| Your goal |
From the records below, extract only the lines running from the line with "Output the Python" to the line with "plt.rcParams['font.family'] = ['Lato', 'DejaVu", both lines included, reproducing them exactly.

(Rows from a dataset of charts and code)
<<<<
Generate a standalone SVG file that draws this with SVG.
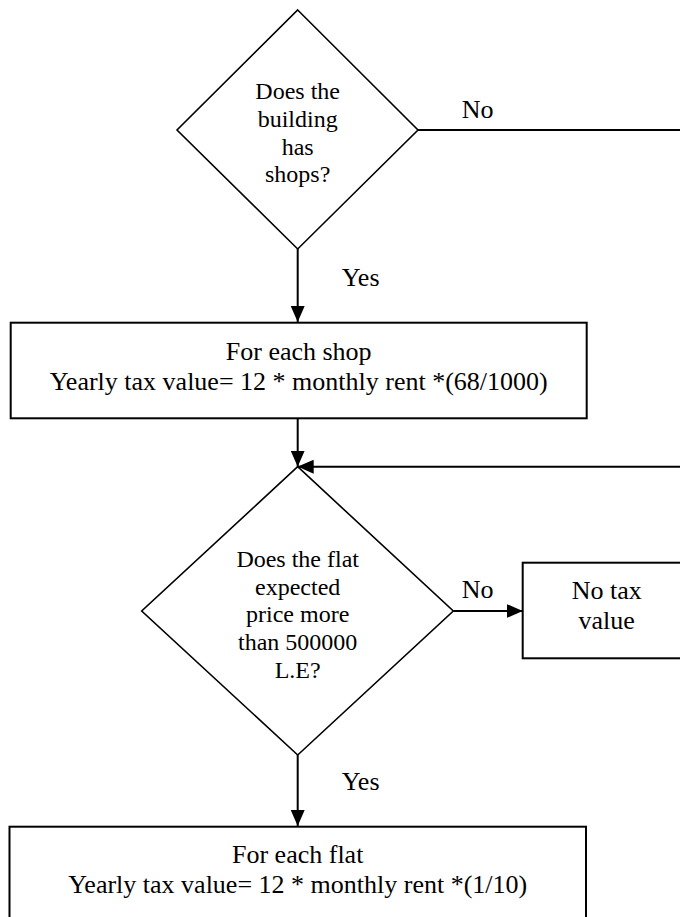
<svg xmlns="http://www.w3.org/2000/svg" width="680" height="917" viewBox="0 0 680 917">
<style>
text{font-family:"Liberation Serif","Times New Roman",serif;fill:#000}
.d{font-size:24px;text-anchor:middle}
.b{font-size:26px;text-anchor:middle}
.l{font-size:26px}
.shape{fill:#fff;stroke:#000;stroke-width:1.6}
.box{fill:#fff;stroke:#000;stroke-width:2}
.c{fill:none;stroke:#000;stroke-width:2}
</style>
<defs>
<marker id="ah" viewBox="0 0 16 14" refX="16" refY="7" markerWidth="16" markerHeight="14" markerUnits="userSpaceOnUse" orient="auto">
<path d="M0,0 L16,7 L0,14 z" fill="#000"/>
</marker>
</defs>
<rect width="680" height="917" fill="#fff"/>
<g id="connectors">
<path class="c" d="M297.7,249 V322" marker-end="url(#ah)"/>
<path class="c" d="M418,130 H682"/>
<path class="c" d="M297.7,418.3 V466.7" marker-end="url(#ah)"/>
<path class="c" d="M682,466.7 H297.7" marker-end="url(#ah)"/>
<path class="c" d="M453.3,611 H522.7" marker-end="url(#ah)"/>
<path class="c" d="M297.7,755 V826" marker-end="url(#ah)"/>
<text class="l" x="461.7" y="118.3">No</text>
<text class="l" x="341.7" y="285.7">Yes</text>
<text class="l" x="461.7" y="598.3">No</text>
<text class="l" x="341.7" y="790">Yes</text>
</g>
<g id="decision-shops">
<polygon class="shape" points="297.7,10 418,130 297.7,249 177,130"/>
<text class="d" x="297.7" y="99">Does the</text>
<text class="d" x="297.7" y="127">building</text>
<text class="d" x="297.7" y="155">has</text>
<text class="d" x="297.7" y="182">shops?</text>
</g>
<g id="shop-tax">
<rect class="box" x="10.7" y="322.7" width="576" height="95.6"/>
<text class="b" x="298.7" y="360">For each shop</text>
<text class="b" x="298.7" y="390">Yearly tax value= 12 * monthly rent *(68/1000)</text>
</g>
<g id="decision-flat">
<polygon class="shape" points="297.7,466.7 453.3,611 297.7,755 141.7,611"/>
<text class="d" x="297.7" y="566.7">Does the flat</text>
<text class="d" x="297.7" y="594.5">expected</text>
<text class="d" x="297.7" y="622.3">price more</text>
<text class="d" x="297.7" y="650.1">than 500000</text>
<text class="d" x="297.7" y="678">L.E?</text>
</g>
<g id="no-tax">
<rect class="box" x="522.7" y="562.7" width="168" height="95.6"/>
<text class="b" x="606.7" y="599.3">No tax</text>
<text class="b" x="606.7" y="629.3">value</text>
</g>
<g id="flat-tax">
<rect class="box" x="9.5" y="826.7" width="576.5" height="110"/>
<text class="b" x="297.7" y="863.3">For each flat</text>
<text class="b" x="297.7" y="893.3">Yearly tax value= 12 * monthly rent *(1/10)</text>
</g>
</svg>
>>>>
<<<<
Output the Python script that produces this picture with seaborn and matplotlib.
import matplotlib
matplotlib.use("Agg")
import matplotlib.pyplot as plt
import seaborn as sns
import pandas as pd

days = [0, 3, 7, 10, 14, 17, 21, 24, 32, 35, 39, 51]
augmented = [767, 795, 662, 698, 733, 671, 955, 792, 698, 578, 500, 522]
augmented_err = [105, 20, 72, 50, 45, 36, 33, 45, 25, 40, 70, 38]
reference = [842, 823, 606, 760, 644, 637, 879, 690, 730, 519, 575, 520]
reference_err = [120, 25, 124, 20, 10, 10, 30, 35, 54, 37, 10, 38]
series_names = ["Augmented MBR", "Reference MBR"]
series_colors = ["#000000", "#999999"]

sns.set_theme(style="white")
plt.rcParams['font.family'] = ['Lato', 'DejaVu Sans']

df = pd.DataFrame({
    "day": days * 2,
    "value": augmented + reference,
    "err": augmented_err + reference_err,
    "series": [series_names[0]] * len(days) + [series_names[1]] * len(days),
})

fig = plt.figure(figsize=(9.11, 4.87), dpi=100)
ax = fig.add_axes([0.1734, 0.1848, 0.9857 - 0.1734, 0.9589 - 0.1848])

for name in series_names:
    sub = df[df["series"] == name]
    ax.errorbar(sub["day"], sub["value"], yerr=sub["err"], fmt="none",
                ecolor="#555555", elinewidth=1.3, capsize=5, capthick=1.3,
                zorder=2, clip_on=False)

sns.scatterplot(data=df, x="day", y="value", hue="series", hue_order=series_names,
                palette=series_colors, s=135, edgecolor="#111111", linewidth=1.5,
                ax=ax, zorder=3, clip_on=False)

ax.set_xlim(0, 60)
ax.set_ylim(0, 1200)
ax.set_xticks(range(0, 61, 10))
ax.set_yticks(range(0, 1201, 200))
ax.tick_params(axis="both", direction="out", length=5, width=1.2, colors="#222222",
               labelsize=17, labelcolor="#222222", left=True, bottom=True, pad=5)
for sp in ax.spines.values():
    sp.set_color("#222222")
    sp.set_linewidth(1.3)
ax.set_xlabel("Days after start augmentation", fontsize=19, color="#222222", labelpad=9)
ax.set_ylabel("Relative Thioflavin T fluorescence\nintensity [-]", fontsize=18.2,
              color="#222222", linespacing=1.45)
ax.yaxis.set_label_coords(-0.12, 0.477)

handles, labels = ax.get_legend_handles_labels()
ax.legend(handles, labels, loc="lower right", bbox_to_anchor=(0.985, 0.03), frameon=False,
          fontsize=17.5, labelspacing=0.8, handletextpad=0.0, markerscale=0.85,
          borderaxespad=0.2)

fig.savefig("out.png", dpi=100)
>>>>
| Answer to this exercise |
Output the Python script that produces this picture with seaborn and matplotlib.
import matplotlib
matplotlib.use("Agg")
import matplotlib.pyplot as plt
import seaborn as sns
import pandas as pd

days = [0, 3, 7, 10, 14, 17, 21, 24, 32, 35, 39, 51]
augmented = [767, 795, 662, 698, 733, 671, 955, 792, 698, 578, 500, 522]
augmented_err = [105, 20, 72, 50, 45, 36, 33, 45, 25, 40, 70, 38]
reference = [842, 823, 606, 760, 644, 637, 879, 690, 730, 519, 575, 520]
reference_err = [120, 25, 124, 20, 10, 10, 30, 35, 54, 37, 10, 38]
series_names = ["Augmented MBR", "Reference MBR"]
series_colors = ["#000000", "#999999"]

sns.set_theme(style="white")
plt.rcParams['font.family'] = ['Lato', 'DejaVu Sans']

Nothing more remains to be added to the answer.